6Тем же самым июньским вечером ничего не подозревавший о случившемся на судне Мелоун носился по узким улочкам Ред-Хука в состоянии крайнего возбуждения. Район бурлил, как потревоженный муравейник, а таинственные азиаты — все как на подбор старые знакомцы детектива, — словно оповещенные каким-то неведомым сигналом, в огромном количестве собирались и, казалось, ожидали чего-то возле старой церкви и сейдемовских квартир на Паркер-Плейс. Только что стало известно о трех новых похищениях — на этот раз жертвами стали белокурые, голубоглазые отпрыски норвежцев, уже два века, как мирно населявших Гауэнес, до тех пор относительно благополучный район нью-йоркских пригородов, — и до полиции дошли слухи, что взбешенные потомки викингов формируют ополчение, призванное навести порядок в Ред-Хуке и наказать виновных средствами самосуда. Мелоун, который уже несколько недель убеждал начальство произвести всеобъемлющую чистку в этом районе, наконец преуспел в своих попытках — под давлением обстоятельств, более понятных трезвому рассудку, чем домыслы дублинского мечтателя, руководство городской полицией все-таки решилось нанести сокрушительный удар по гнезду порока.
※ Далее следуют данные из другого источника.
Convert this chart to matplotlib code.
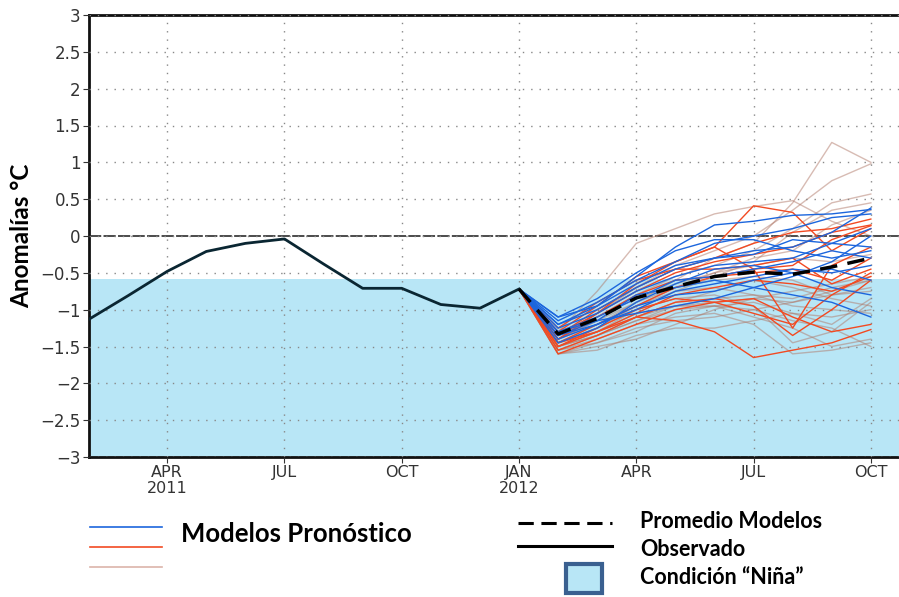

Накаленная обстановка, сложившаяся в районе в тот вечер, только ускорила дело, и около полуночи сводные силы трех близлежащих полицейских участков ворвались на площадь Паркер-Плейс и прилегающие к ней улицы, арестовывая всех, кто только ни подворачивался под руку. Когда были взломаны двери конспиративных жилищ, из полутемных, освещаемых только чадящими канделябрами комнат наружу хлынули неописуемые орды азиатов, среди которых попадалось немало таких, что имели на себе митры, пестрые узорчатые халаты и другие ритуальные параферналии, о значении которых можно было только догадываться. Большинство улик было утрачено в суматохе, ибо арестованные умудрялись выбрасывать какие-то предметы в узкие колодцы, о существовании которых полиция ранее и не подозревала и которые вели, казалось, к самому центру земли. Густой аромат поспешно воскуренного благовония скрыл все подозрительные запахи, но кровь — кровь была повсюду, и Мелоун содрогался от отвращения всякий раз, как взгляд его натыкался на очередной алтарь с еще дымящейся на нем жаровней.